• PROBLEM DETAILS: Only the lines from the one containing "What Plotly code" through the one containing "fit_130 = [0.4, 10.6, 19.6, 27.9, 35.2, 41.5, 47.1]" should be duplicated, exactly as they appear. Pictures are to be left out.
★ ★ ★
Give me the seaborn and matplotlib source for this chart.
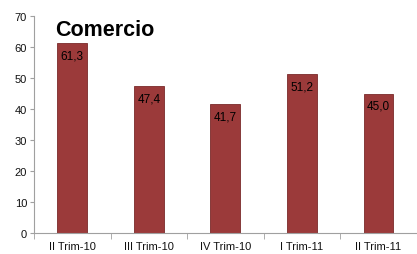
import numpy as np
import pandas as pd
import seaborn as sns
import matplotlib.pyplot as plt

quarters = ['II Trim-10', 'III Trim-10', 'IV Trim-10', 'I Trim-11', 'II Trim-11']
values = [61.3, 47.4, 41.7, 51.2, 45.0]

sns.set_style('white')
plt.rcParams['font.family'] = ['Liberation Sans', 'DejaVu Sans']
plt.rcParams['text.color'] = 'black'
plt.rcParams['xtick.labelcolor'] = '#111111'
plt.rcParams['ytick.labelcolor'] = '#111111'

df = pd.DataFrame({'quarter': quarters, 'value': values})

fig = plt.figure(figsize=(4.17, 2.55), dpi=100)
ax = fig.add_axes([0.0815, 0.082, 0.918, 0.851])

sns.barplot(data=df, x='quarter', y='value', color='#9b3a3a', width=0.39,
            edgecolor='#7a2a2a', linewidth=0.6, ax=ax, saturation=1)

for i, v in enumerate(values):
    ax.text(i, v - 2.0, f'{v:.1f}'.replace('.', ','), ha='center', va='top',
            fontsize=8.5, color='black')

ax.set_ylim(0, 70)
ax.set_xlim(-0.5, 4.5)
ax.set_yticks(range(0, 71, 10))
ax.set_xlabel('')
ax.set_ylabel('')
ax.text(0.054, 0.985, 'Comercio', transform=ax.transAxes, fontsize=15.5,
        fontweight='bold', va='top', ha='left', color='black', clip_on=False)

for s in ['top', 'right']:
    ax.spines[s].set_visible(False)
for s in ['left', 'bottom']:
    ax.spines[s].set_color('#a0a0a0')
    ax.spines[s].set_linewidth(0.8)

ax.tick_params(axis='y', length=3, color='#a0a0a0', labelsize=8, pad=2, left=True)
ax.tick_params(axis='x', length=0, labelsize=8, pad=6)
ax.set_xticks(np.arange(-0.5, 5, 1), minor=True)
ax.tick_params(axis='x', which='minor', length=4, color='#a0a0a0', bottom=True)

fig.savefig('out.png', dpi=100)
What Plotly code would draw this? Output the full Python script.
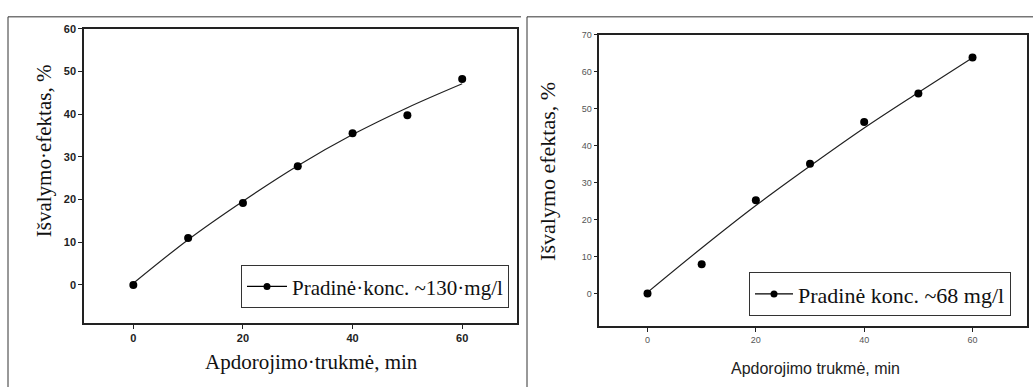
import plotly.graph_objects as go

# Left panel data (initial conc ~130 mg/l)
time_min = [0, 10, 20, 30, 40, 50, 60]
eff_130 = [0.0, 11.0, 19.2, 27.8, 35.5, 39.7, 48.2]
fit_130 = [0.4, 10.6, 19.6, 27.9, 35.2, 41.5, 47.1]

# Right panel data (initial conc ~68 mg/l)
eff_68 = [0.0, 7.9, 25.2, 35.1, 46.4, 54.1, 63.9]
fit_68 = [0.3, 12.3, 23.8, 34.5, 44.8, 54.4, 63.8]

label_130 = "Pradinė·konc. ~130·mg/l"
label_68 = "Pradinė konc. ~68 mg/l"
xtitle_l = "Apdorojimo·trukmė, min"
xtitle_r = "Apdorojimo trukmė, min"
ytitle_l = "Išvalymo·efektas, %"
ytitle_r = "Išvalymo efektas, %"

SERIF = "Liberation Serif, Times New Roman, serif"
SANS = "Liberation Sans, Arial, sans-serif"

W, H = 1033, 387
def px(x): return x / W
def py(y): return 1 - y / H

fig = go.Figure()

# Left
fig.add_trace(go.Scatter(x=time_min, y=fit_130, mode="lines", line=dict(color="#222", width=1.2, shape="spline"),
                         showlegend=False, xaxis="x", yaxis="y"))
fig.add_trace(go.Scatter(x=time_min, y=eff_130, mode="markers", marker=dict(color="black", size=8),
                         showlegend=False, xaxis="x", yaxis="y"))
fig.add_trace(go.Scatter(x=[None], y=[None], mode="lines+markers", name=label_130,
                         line=dict(color="black", width=1.2), marker=dict(color="black", size=7),
                         xaxis="x", yaxis="y", legend="legend"))
# Right
fig.add_trace(go.Scatter(x=time_min, y=fit_68, mode="lines", line=dict(color="#222", width=1.2, shape="spline"),
                         showlegend=False, xaxis="x2", yaxis="y2"))
fig.add_trace(go.Scatter(x=time_min, y=eff_68, mode="markers", marker=dict(color="black", size=8),
                         showlegend=False, xaxis="x2", yaxis="y2"))
fig.add_trace(go.Scatter(x=[None], y=[None], mode="lines+markers", name=label_68,
                         line=dict(color="black", width=1.2), marker=dict(color="black", size=7),
                         xaxis="x2", yaxis="y2", legend="legend2"))

axl = dict(showline=True, linecolor="#222", linewidth=1.5, mirror=True, ticks="outside", ticklen=4,
           tickcolor="#222", showgrid=False, zeroline=False)

def title_ann(text, x, y, family, size, color, angle=0):
    return dict(text=text, x=px(x), y=py(y), xref="paper", yref="paper", xanchor="center", yanchor="middle",
                showarrow=False, textangle=angle, font=dict(family=family, size=size, color=color))

fig.update_layout(
    width=W, height=H, margin=dict(l=0, r=0, t=0, b=0),
    paper_bgcolor="white", plot_bgcolor="white",
    xaxis=dict(axl, domain=[px(84), px(517)], range=[-9, 70], tickvals=[0, 20, 40, 60],
               tickfont=dict(family=SANS, size=11, color="#222", weight="bold"), anchor="y"),
    yaxis=dict(axl, domain=[py(322), py(23)], range=[-8.9, 60], tickvals=[0, 10, 20, 30, 40, 50, 60],
               tickfont=dict(family=SANS, size=11, color="#222", weight="bold"), anchor="x"),
    xaxis2=dict(axl, domain=[px(599.3), px(1026.7)], range=[-8.9, 70], tickvals=[0, 20, 40, 60],
                tickfont=dict(family=SANS, size=9, color="#555"), anchor="y2"),
    yaxis2=dict(axl, domain=[py(325), py(29.3)], range=[-8.8, 70], tickvals=[0, 10, 20, 30, 40, 50, 60, 70],
                tickfont=dict(family=SANS, size=9, color="#555"), anchor="x2"),
    legend=dict(x=px(509), y=py(307), xanchor="right", yanchor="bottom", bgcolor="white",
                bordercolor="#333", borderwidth=1, font=dict(family=SERIF, size=21, color="#111"),
                itemwidth=40),
    legend2=dict(x=px(1011), y=py(315), xanchor="right", yanchor="bottom", bgcolor="white",
                 bordercolor="#333", borderwidth=1, font=dict(family=SERIF, size=22, color="#111"),
                 itemwidth=38),
    annotations=[
        title_ann(xtitle_l, 311, 362, SERIF, 21, "#111"),
        title_ann(ytitle_l, 43.5, 147, SERIF, 21, "#111", -90),
        title_ann(xtitle_r, 815, 368, SANS, 16, "#222"),
        title_ann(ytitle_r, 548, 168.5, SERIF, 22, "#111", -90),
    ],
    shapes=[
        dict(type="line", xref="paper", yref="paper", x0=px(8), x1=px(8), y0=0, y1=py(11), line=dict(color="#333", width=1)),
        dict(type="line", xref="paper", yref="paper", x0=px(8), x1=px(521), y0=py(11), y1=py(11), line=dict(color="#333", width=1)),
        dict(type="line", xref="paper", yref="paper", x0=px(527), x1=px(527), y0=0, y1=py(11), line=dict(color="#333", width=1)),
        dict(type="line", xref="paper", yref="paper", x0=px(527), x1=1, y0=py(11), y1=py(11), line=dict(color="#333", width=1)),
    ],
)

fig.write_html("out.html")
★ ★ ★
• FINAL RESULT:
What Plotly code would draw this? Output the full Python script.
import plotly.graph_objects as go

# Left panel data (initial conc ~130 mg/l)
time_min = [0, 10, 20, 30, 40, 50, 60]
eff_130 = [0.0, 11.0, 19.2, 27.8, 35.5, 39.7, 48.2]
fit_130 = [0.4, 10.6, 19.6, 27.9, 35.2, 41.5, 47.1]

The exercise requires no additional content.